Indeed, the finer feelings, as they’re called, such as nobility, compassion, or even nostalgia, are hard to come by in these books. Sidebottom is a tough-minded realist, both as a novelist and, presumably, as a historian. A quick perusal of his volume Ancient Warfare in Oxford’s excellent “A Short Introduction” series would be a quick way to find out about the latter.
It’s hard to question the historical accuracy of an Oxford academic, but I had to wonder about characters originating in northern Europe quoting Anglo-Saxon poems such as Beowulf and The Wanderer in the 3rd century. Traditional scholarship dates the first poem as written between the 8th and 11th centuries, though it may have been based on earlier versions handed down orally. But even proponents of this “oral tradition” theory accept that the historical figures possibly represented in the poem lived in the 6th century. As for The Wanderer, scholars date it from anywhere between the 6th and the 10th centuries, but none as early as the 3rd century. Also, both poems have Christian elements, and the Anglo-Saxons weren’t converted to Christianity until the late 6th century.

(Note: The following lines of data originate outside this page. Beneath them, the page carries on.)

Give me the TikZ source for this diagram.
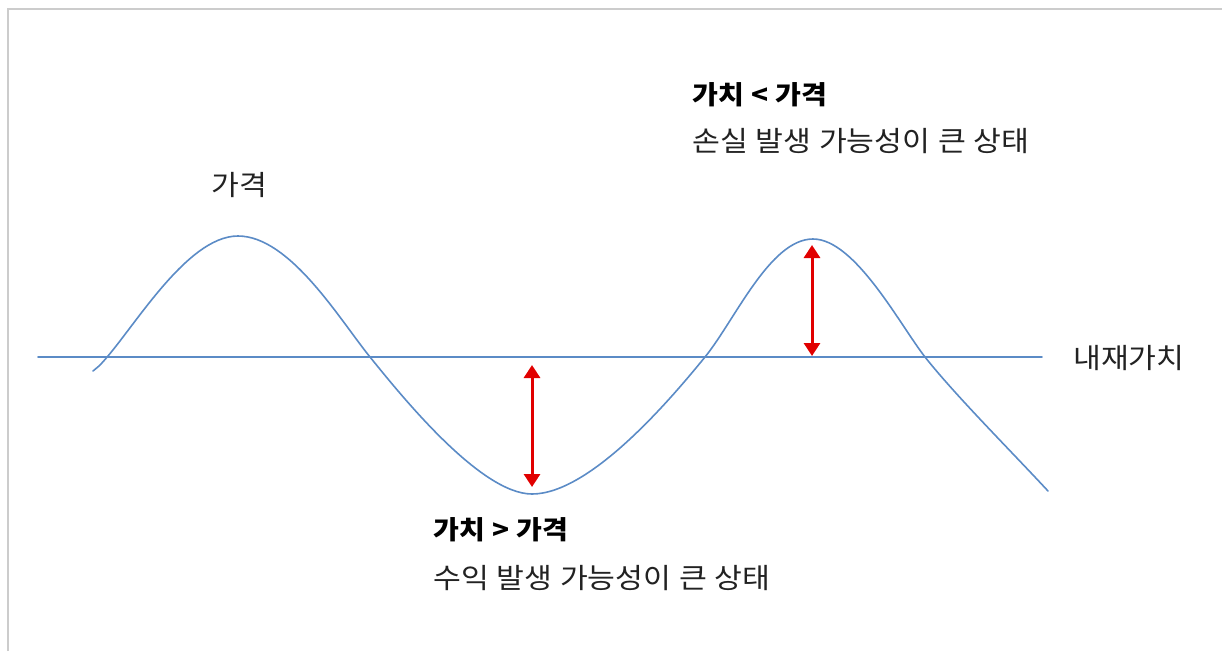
\documentclass[tikz,border=0pt]{standalone}
\usepackage{fontspec}
\setmainfont[WordSpace=1.15, FakeStretch=1.08]{Noto Sans CJK KR}
\usetikzlibrary{arrows.meta}
\definecolor{curveblue}{HTML}{5B8BC6}
\definecolor{arrowred}{HTML}{E10000}
\definecolor{framegray}{HTML}{CCCCCC}
\definecolor{txt}{HTML}{222222}
\begin{document}
\begin{tikzpicture}[x=1pt,y=-1pt,
  lbl/.style={inner sep=0pt, anchor=west, text=txt, font=\fontsize{28}{32}\selectfont},
  boldlbl/.style={lbl, text=black, font=\fontsize{26}{30}\selectfont\bfseries},
  wave/.style={draw=curveblue, line width=1.6pt, line cap=round, line join=round},
  gap/.style={draw=arrowred, line width=3pt, {Triangle[width=16pt,length=13pt]}-{Triangle[width=16pt,length=13pt]}}]
\useasboundingbox (0,0) rectangle (1222,651);
% frame
\draw[framegray, line width=2pt] (8,651) -- (8,9) -- (1222,9);
% intrinsic value line
\coordinate (hl) at (38,357);
\coordinate (hr) at (1042,357);
\draw[wave] (hl) -- (hr);
% price curve
\draw[wave] (93,371) -- (99,366)
  .. controls (130,335) and (185,236) .. (238,236)
  .. controls (290,236) and (340,320) .. (370,357)
  .. controls (400,394) and (480,494) .. (532,494)
  .. controls (590,494) and (670,400) .. (705,357)
  .. controls (735,320) and (770,239) .. (813,239)
  .. controls (855,239) and (900,325) .. (925,357)
  .. controls (955,395) and (1010,450) .. (1048,491);
% gap arrows
\coordinate (a1t) at (532,365);
\coordinate (a1b) at (532,487);
\coordinate (a2t) at (812,245);
\coordinate (a2b) at (812,356);
\draw[gap] (a1t) -- (a1b);
\draw[gap] (a2t) -- (a2b);
% labels
\node[lbl, anchor=center] (price) at (239,185) {가격};
\node[lbl] (iv) at (1073,358) {내재가치};
\node[boldlbl] (under) at (433,530) {가치 > 가격};
\node[lbl] (gain) at (433,578) {수익 발생 가능성이 큰 상태};
\node[boldlbl] (over) at (692,95) {가치 < 가격};
\node[lbl] (loss) at (692,141) {손실 발생 가능성이 큰 상태};
\end{tikzpicture}
\end{document}
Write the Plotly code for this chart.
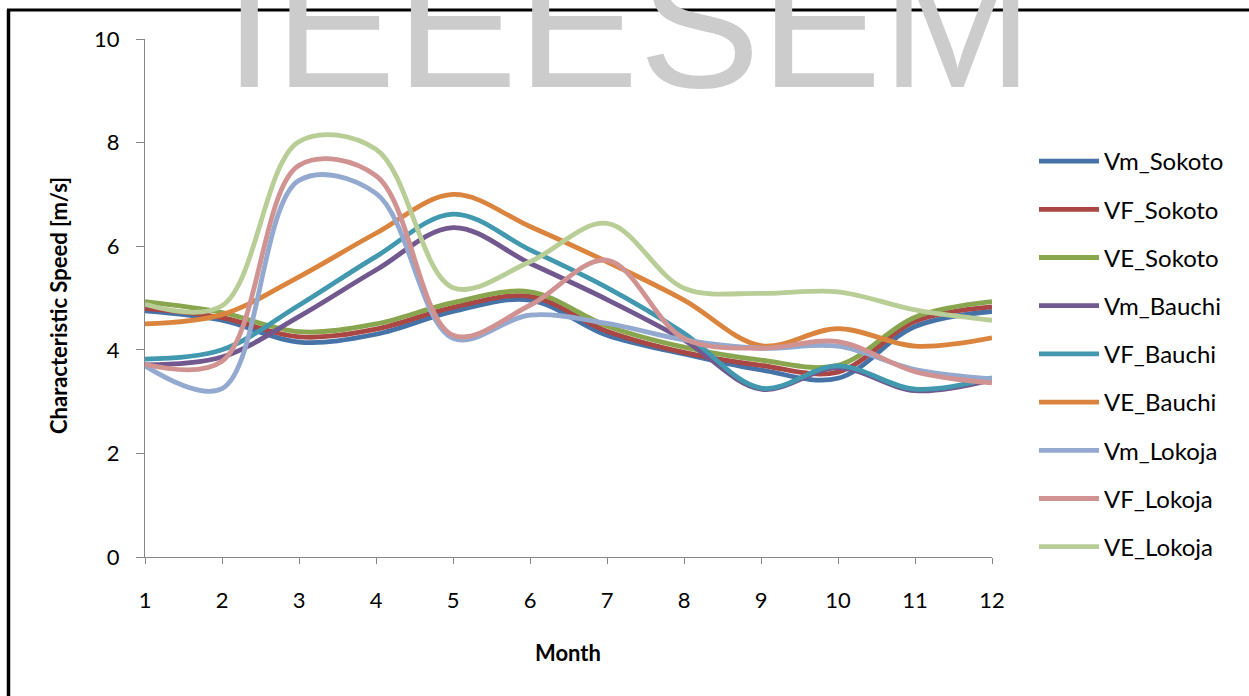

There probably isn’t a reputable scholar of Old English anywhere in the world, therefore, who believes these poems were current as early as the 3rd century — the date Sidebottom has his characters quoting from them.
The author is generally keen to display his literary antecedents. Many ancient writers, from Herodotus onwards, are cited in his very useful endnotes on places, peoples, characters and technical terms, his Historical Afterwords. He also credits Anton Chekhov’s long tale The Steppe (1888), and the historical novelist R.F. Tapsell whose out-of-print books, he thinks, deserve to be re-issued.
I left this novel eager to find out more about the steppes in general and their ancient nomadic peoples in particular. I longed to read books like E.H. Minns’ Scythians and Greeks (1913), A.M. Khazanov’s Nomads and the Outside World (2nd edition, 1994) — “the essential comparative work on pastoral nomadism” — and T.S. Allen’s The Royal Hunt in Eurasian History (2006). (Chekhov’s The Steppe is easily available online). But I felt a strange reluctance to tackle other novels in Sidebottom’s “Warrior of Rome” series — except, that is, for their Historical Afterwords. These were, I felt, certain to be enthralling.